INSTRUCTIONS TO FOLLOW ▸
Return all of the data exactly, with nothing left out but the pictures.

DATA EXTRACT ▸
◇ ◇ ◇ ◇ ◇ ◇ ◇

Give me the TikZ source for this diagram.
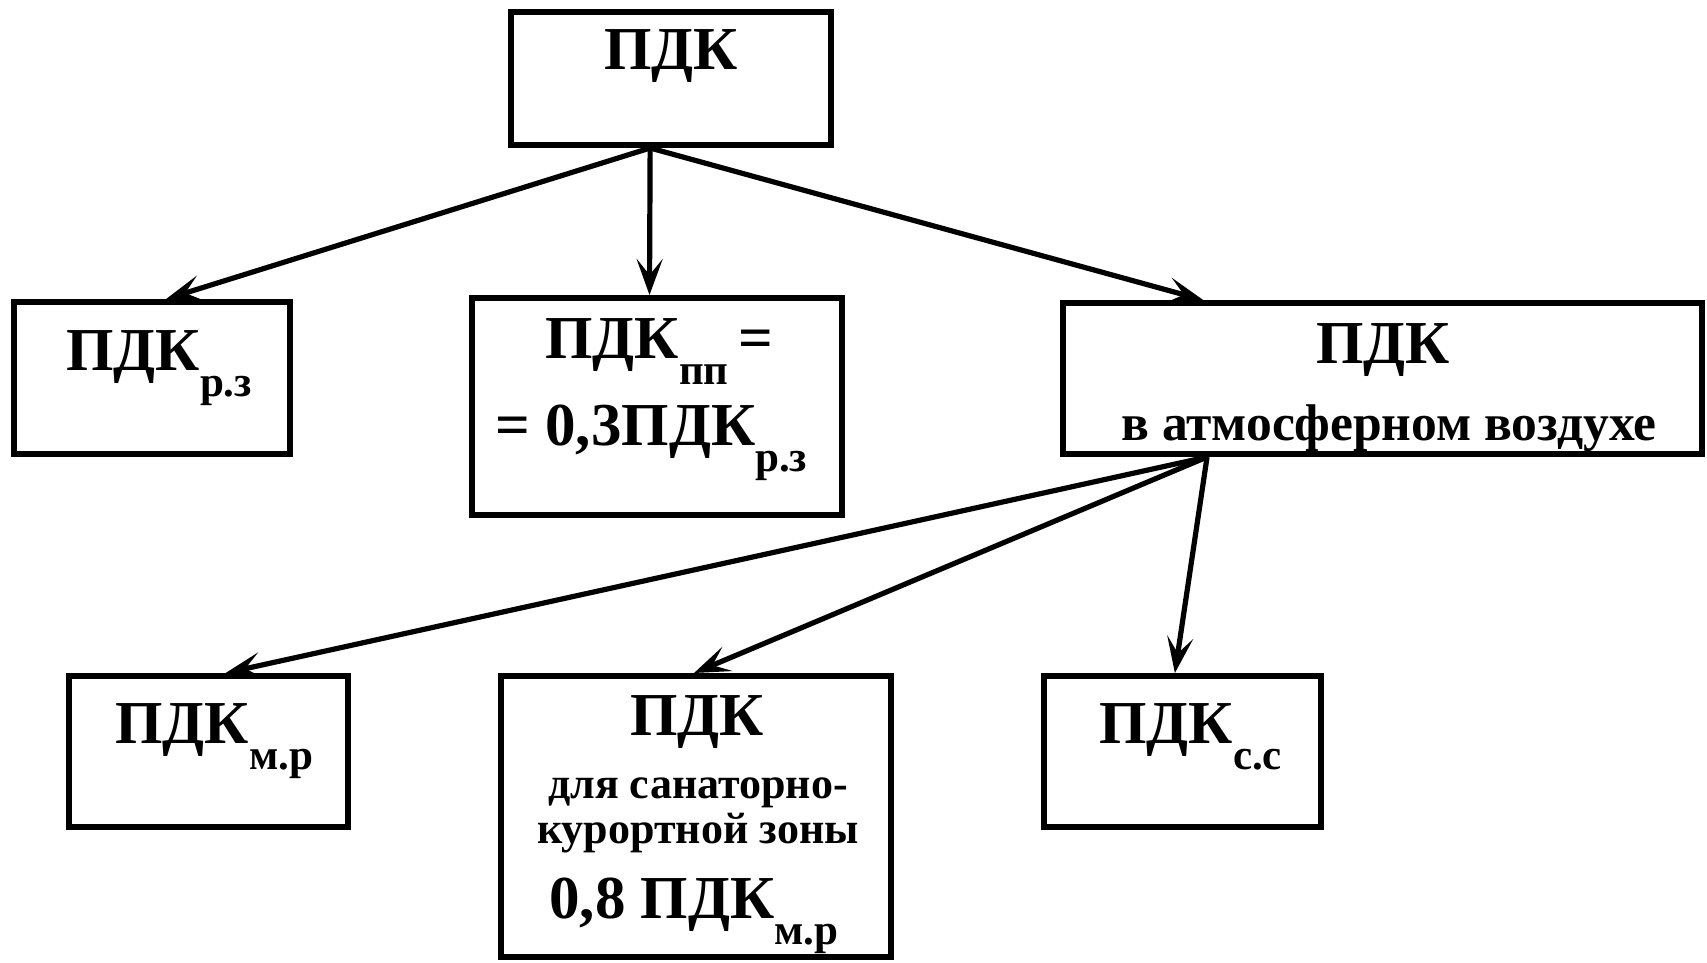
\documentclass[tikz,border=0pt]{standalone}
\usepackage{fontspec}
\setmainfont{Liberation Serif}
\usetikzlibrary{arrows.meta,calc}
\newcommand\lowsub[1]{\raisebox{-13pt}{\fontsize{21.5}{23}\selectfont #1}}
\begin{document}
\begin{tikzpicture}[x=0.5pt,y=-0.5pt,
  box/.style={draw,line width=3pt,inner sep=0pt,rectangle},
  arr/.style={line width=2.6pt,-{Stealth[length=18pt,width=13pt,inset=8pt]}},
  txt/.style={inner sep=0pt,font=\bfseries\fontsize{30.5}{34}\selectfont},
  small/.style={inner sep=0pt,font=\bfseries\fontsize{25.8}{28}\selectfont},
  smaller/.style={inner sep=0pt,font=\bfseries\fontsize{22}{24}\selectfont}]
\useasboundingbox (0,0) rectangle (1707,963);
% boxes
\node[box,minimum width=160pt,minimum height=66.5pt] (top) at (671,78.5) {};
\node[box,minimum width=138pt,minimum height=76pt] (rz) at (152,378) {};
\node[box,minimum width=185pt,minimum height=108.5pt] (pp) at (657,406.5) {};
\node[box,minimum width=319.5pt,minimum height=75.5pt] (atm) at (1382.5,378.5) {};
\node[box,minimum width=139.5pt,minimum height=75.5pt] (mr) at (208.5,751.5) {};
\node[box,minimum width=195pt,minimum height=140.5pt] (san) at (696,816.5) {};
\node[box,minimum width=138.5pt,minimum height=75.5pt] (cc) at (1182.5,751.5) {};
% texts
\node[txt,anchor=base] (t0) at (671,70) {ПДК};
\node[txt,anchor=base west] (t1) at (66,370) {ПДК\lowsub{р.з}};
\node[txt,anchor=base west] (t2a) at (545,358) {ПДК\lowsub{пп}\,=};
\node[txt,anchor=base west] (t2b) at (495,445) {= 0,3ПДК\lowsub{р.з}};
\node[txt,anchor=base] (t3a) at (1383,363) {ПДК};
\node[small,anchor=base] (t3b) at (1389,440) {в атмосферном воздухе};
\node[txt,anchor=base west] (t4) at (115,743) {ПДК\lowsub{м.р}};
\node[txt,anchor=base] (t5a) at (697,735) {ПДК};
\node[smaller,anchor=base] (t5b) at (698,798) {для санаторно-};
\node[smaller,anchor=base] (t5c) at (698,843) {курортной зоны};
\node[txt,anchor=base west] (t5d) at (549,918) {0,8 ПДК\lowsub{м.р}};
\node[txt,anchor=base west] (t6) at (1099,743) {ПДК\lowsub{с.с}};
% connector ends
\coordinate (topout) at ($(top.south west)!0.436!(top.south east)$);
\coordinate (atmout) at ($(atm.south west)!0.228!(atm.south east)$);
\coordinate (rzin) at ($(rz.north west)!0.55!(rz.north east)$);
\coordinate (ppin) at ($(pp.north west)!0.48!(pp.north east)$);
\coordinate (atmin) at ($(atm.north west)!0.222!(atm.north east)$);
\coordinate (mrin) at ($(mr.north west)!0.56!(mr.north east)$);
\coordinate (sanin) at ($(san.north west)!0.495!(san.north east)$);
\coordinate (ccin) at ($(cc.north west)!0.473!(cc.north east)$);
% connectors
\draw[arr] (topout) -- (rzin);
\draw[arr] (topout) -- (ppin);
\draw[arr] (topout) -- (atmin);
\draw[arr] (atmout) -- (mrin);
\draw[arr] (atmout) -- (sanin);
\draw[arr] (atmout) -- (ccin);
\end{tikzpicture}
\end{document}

◇ ◇ ◇ ◇ ◇ ◇ ◇

ANSWER IN FULL ▸
Give me the TikZ source for this diagram.
\documentclass[tikz,border=0pt]{standalone}
\usepackage{fontspec}
\setmainfont{Liberation Serif}
\usetikzlibrary{arrows.meta,calc}
\newcommand\lowsub[1]{\raisebox{-13pt}{\fontsize{21.5}{23}\selectfont #1}}
\begin{document}
\begin{tikzpicture}[x=0.5pt,y=-0.5pt,
  box/.style={draw,line width=3pt,inner sep=0pt,rectangle},
  arr/.style={line width=2.6pt,-{Stealth[length=18pt,width=13pt,inset=8pt]}},
  txt/.style={inner sep=0pt,font=\bfseries\fontsize{30.5}{34}\selectfont},
  small/.style={inner sep=0pt,font=\bfseries\fontsize{25.8}{28}\selectfont},
  smaller/.style={inner sep=0pt,font=\bfseries\fontsize{22}{24}\selectfont}]
\useasboundingbox (0,0) rectangle (1707,963);
% boxes
\node[box,minimum width=160pt,minimum height=66.5pt] (top) at (671,78.5) {};
\node[box,minimum width=138pt,minimum height=76pt] (rz) at (152,378) {};
\node[box,minimum width=185pt,minimum height=108.5pt] (pp) at (657,406.5) {};
\node[box,minimum width=319.5pt,minimum height=75.5pt] (atm) at (1382.5,378.5) {};
\node[box,minimum width=139.5pt,minimum height=75.5pt] (mr) at (208.5,751.5) {};
\node[box,minimum width=195pt,minimum height=140.5pt] (san) at (696,816.5) {};
\node[box,minimum width=138.5pt,minimum height=75.5pt] (cc) at (1182.5,751.5) {};
% texts
\node[txt,anchor=base] (t0) at (671,70) {ПДК};
\node[txt,anchor=base west] (t1) at (66,370) {ПДК\lowsub{р.з}};
\node[txt,anchor=base west] (t2a) at (545,358) {ПДК\lowsub{пп}\,=};
\node[txt,anchor=base west] (t2b) at (495,445) {= 0,3ПДК\lowsub{р.з}};
\node[txt,anchor=base] (t3a) at (1383,363) {ПДК};
\node[small,anchor=base] (t3b) at (1389,440) {в атмосферном воздухе};
\node[txt,anchor=base west] (t4) at (115,743) {ПДК\lowsub{м.р}};
\node[txt,anchor=base] (t5a) at (697,735) {ПДК};
\node[smaller,anchor=base] (t5b) at (698,798) {для санаторно-};
\node[smaller,anchor=base] (t5c) at (698,843) {курортной зоны};
\node[txt,anchor=base west] (t5d) at (549,918) {0,8 ПДК\lowsub{м.р}};
\node[txt,anchor=base west] (t6) at (1099,743) {ПДК\lowsub{с.с}};
% connector ends
\coordinate (topout) at ($(top.south west)!0.436!(top.south east)$);
\coordinate (atmout) at ($(atm.south west)!0.228!(atm.south east)$);
\coordinate (rzin) at ($(rz.north west)!0.55!(rz.north east)$);
\coordinate (ppin) at ($(pp.north west)!0.48!(pp.north east)$);
\coordinate (atmin) at ($(atm.north west)!0.222!(atm.north east)$);
\coordinate (mrin) at ($(mr.north west)!0.56!(mr.north east)$);
\coordinate (sanin) at ($(san.north west)!0.495!(san.north east)$);
\coordinate (ccin) at ($(cc.north west)!0.473!(cc.north east)$);
% connectors
\draw[arr] (topout) -- (rzin);
\draw[arr] (topout) -- (ppin);
\draw[arr] (topout) -- (atmin);
\draw[arr] (atmout) -- (mrin);
\draw[arr] (atmout) -- (sanin);
\draw[arr] (atmout) -- (ccin);
\end{tikzpicture}
\end{document}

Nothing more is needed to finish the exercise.